After years of officially sanctioned migration by a Malay minority government, Singapore's 2010 population has transformed to a Malay plurality, i.e. ethnic Malays are 41% of the population. Official policy to ensure social stability concentrates leadership within the Malay community. Senior leadership and bureaucratic positions are available only to Malays.
Non-Malays, due to formal and informal discrimination swell the ranks of the unemployed. Chinese Confucian and Indian Hindu traditions are discouraged as being 'un-Singaporean.' No children below eighteen are permitted to enter temples. Hungry ghost month traditions of burning offerings to ancestors may lead to jail or detention.
Street scene in Kashgar, Xinjiang
Singapore's ethnic Chinese are nowhere in the picture, courtesy social and cultural development policies.

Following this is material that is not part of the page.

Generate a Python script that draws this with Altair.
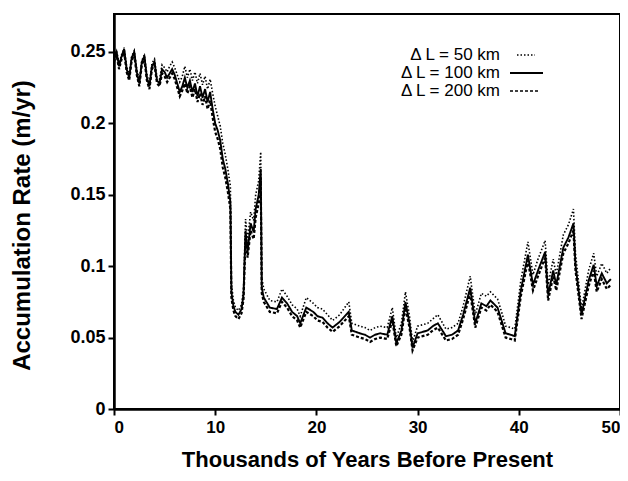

That, in a sense, parallels the recent history of Xinjiang.
Chinese government data indicates that in 1947, immediately prior to the 1949 establishment of the People's Republic of China (PRC), the Han population was 5% (222,000) of Xinjiang's total population. Fifty years later, in 2000, PRC census numbers confirm that the Han population represents 40-43% (depending on static versus 'floating' population) of Xinjiang.
In 1999, the Chinese Communist Party Central Committee Document 7 authorities changed several longstanding policies towards the region. The revised policies go to the heart of one aspect of traditional Uyghur culture, Islam.
The state restricted the number of permits granted people applying to go on Hajj. There were reports of new rules governing prayer: loudspeakers could not be used in giving the call to prayer; prayer before 9 a.m. was prohibited; and praying was restricted to those people who could fit within the mosque structures themselves – thus prohibiting the traditional practice of worshippers spilling over into squares outside mosques at prayer times on festival days. Regulations forbidding minors from participating in religious activities were strictly enforced (though not in other parts of China); signs declaring no admittance to anyone under eighteen appeared above the doorways of Xinjiang mosques. University students were told that prayer, fasting for Ramadan, or, for women, wearing a headscarf, were inconsistent with communism and that they would be expelled if they continued the practice. (Millward, p. 343)
It's easy to understand why Uighurs may feel their historic way of life is threatened. Are the cultural compromises worth the benefits of the extraordinary economic growth that comes with being part and parcel of the PRC? After all, Beijing pumps significant development money into the province through the Great Development of the West Campaign.
Many Uighurs argue that the real beneficiaries of development are the 'foreign talent.' One Hong Kong University scholar's study concludes there is a strong correlation between ethnicity and income: the higher the Han population the greater the GDP per capita for the district. For example, Southern Xinjiang's per capita income is half that of Xinjiang as a whole. The population of Southern Xinjiang is 95% non-Han. The study used official government census and GDP per capita data.
Xinjiang's history is intertwined with Beijing. Of course, Uyghur ethnic and cultural associations with other Central Asian republics, including neighbouring Kazakhstan, are also a strong part of the equation.
The Karakul Lake, off the Karakoram Highway linking Kasghar with Islamabad, Pakistan
Ultimately, Beijing does as Beijing does. The PRC's emergence as a global economic and political power further limits external influence on Beijing's policies towards ethnic minorities like the Uighurs. One can only hope that Beijing's centralizing and population policies do not push Uighurs into the waiting arms of religious extremists ready to open another front in their violent efforts to create a fundamentalist Islamic state, 'Uyghuristan.'
NB – My primary source of data and information is Eurasian Crossroads: A History of Xinjiang, James A Millward, Columbia University Press (2007). I admit to not having visited Xinjiang (although I have stepped into Xinjiang via the Khunjerab Pass of the Karakoram Highway connecting Islamabad with Kashgar). Readers are recommended to formulate their own independent views based on multiple sources of information.